What one might be able to salvage from the wreckage
What we have here is a certain class of sets -- residue classes modulo small primes -- that do not have approximately the number of edges inside them that would be predicted by the naive probabilistic model above. However, these examples have a very particular structure, so they should spoil the proof only for a very special class of functions. The functions that cause the difficulty are likely to be ones that have significant correlation with residue classes, something that is tailor made to be detected by Fourier analysis.
This strongly suggests that we might be able to prove a result that applies to all functions f that satisfy some Fourier condition. The condition should tell us that f does not correlate with residue classes modulo small primes, so it should tell us something like that [math]\displaystyle{ \hat{f}(\alpha) }[/math] is small whenever α is close to a rational with small denominator. Intuitively, these are the functions that "can tell the difference between HAPs and ordinary APs".

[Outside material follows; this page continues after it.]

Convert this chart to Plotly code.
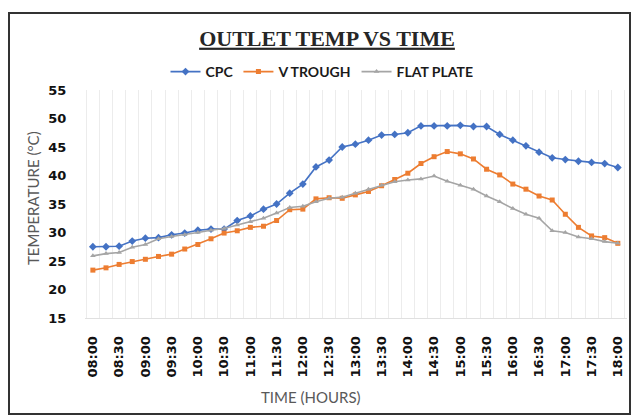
import plotly.graph_objects as go

times = [f"{8 + (i * 15) // 60:02d}:{(i * 15) % 60:02d}" for i in range(41)]

cpc = [27.5, 27.5, 27.6, 28.5, 29.0, 29.1, 29.6, 29.9, 30.4, 30.6, 30.6, 32.1, 32.9, 34.1,
       35.0, 36.9, 38.5, 41.5, 42.7, 45.0, 45.5, 46.2, 47.1, 47.2, 47.5, 48.7, 48.7, 48.7,
       48.8, 48.6, 48.6, 47.2, 46.2, 45.2, 44.1, 43.1, 42.8, 42.5, 42.3, 42.1, 41.4]
v_trough = [23.4, 23.8, 24.4, 24.9, 25.3, 25.8, 26.2, 27.1, 27.9, 28.9, 29.9, 30.3, 30.9, 31.1,
            32.1, 34.0, 34.1, 35.9, 36.1, 36.0, 36.6, 37.2, 38.2, 39.3, 40.4, 42.1, 43.3, 44.2,
            43.8, 42.9, 41.1, 40.1, 38.5, 37.6, 36.4, 35.7, 33.2, 30.9, 29.4, 29.1, 28.1]
flat_plate = [25.9, 26.3, 26.5, 27.4, 27.9, 28.9, 29.3, 29.6, 30.0, 30.4, 30.7, 31.3, 31.9, 32.5,
              33.4, 34.4, 34.6, 35.4, 36.0, 36.2, 36.9, 37.6, 38.3, 38.9, 39.2, 39.4, 39.9, 39.0,
              38.3, 37.6, 36.4, 35.4, 34.2, 33.2, 32.5, 30.3, 30.0, 29.2, 28.9, 28.4, 28.1]

y_ticks = [15, 20, 25, 30, 35, 40, 45, 50, 55]

idx = list(range(len(times)))
label_idx = idx[::2]
label_text = [times[i] for i in label_idx]

fig = go.Figure()
series = [
    ("CPC", cpc, "#4472C4", "diamond", 6),
    ("V TROUGH", v_trough, "#ED7D31", "square", 5),
    ("FLAT PLATE", flat_plate, "#A5A5A5", "triangle-up", 5),
]
for name, vals, col, sym, sz in series:
    fig.add_trace(go.Scatter(
        x=idx, y=vals, name=name, mode="lines+markers",
        line=dict(color=col, width=1.6),
        marker=dict(symbol=sym, size=sz, color=col),
    ))

L, R, T, B = 85, 627, 90, 318
W, H = 632, 417

def px(x):
    return (x - L) / (R - L)

def py(y):
    return (B - y) / (B - T)

fig.update_layout(
    width=W, height=H,
    margin=dict(l=L, r=W - R, t=T, b=H - B),
    paper_bgcolor="white", plot_bgcolor="white",
    showlegend=True,
    legend=dict(orientation="h", x=px(322), y=py(72), xanchor="center", yanchor="middle",
                font=dict(family="Lato", size=14, color="#1a1a1a", weight="bold"),
                itemwidth=30, tracegroupgap=0, bgcolor="rgba(0,0,0,0)"),
    title=dict(text="<u>OUTLET TEMP VS TIME</u>", x=px(327), xref="paper", xanchor="center",
               y=1 - 38 / H, yanchor="middle",
               font=dict(family="Liberation Serif", size=22, color="#262626", weight="bold")),
)

fig.update_xaxes(
    range=[-0.6, 40.7],
    tickmode="array", tickvals=label_idx, ticktext=label_text, tickangle=-90,
    tickfont=dict(family="DejaVu Sans", size=13, color="#111111", weight="bold"),
    showgrid=False, ticks="", ticklabelstandoff=12,
    showline=True, linecolor="#e0e0e0", linewidth=1,
    minor=dict(tickvals=[i + 0.5 for i in range(-1, 41)], showgrid=True,
               gridcolor="#ececec", gridwidth=1),
    zeroline=False,
)
fig.update_yaxes(
    range=[15, 55], tickvals=y_ticks,
    tickfont=dict(family="DejaVu Sans", size=13, color="#111111", weight="bold"),
    showgrid=False, zeroline=False,
    ticks="outside", ticklen=15, tickcolor="rgba(255,255,255,0)",
)

fig.add_annotation(text="TEMPERATURE (°C)", xref="paper", yref="paper",
                   x=px(33), y=py(198), textangle=-90, showarrow=False,
                   xanchor="center", yanchor="middle",
                   font=dict(family="Lato", size=15, color="#595959"))
fig.add_annotation(text="TIME (HOURS)", xref="paper", yref="paper",
                   x=px(311), y=py(397), showarrow=False,
                   xanchor="center", yanchor="middle",
                   font=dict(family="Lato", size=15, color="#595959"))

fig.add_shape(type="rect", xref="paper", yref="paper",
              x0=px(9), x1=px(630), y0=py(414), y1=py(13),
              line=dict(color="#333333", width=2), fillcolor="rgba(0,0,0,0)", layer="below")

fig.write_html("out.html", config={"displayModeBar": False},
               post_script="document.body.style.margin='0';document.body.style.overflow='hidden';")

So it looks as though there is something to do. I don't know exactly what it is, but I think it should be something like looking at the HAP matrix minus the weight matrix and showing that all its eigenvectors with large eigenvalues are functions with Fourier transforms that are large near some rational with small denominator. With a lemma like that, one might be able to do something.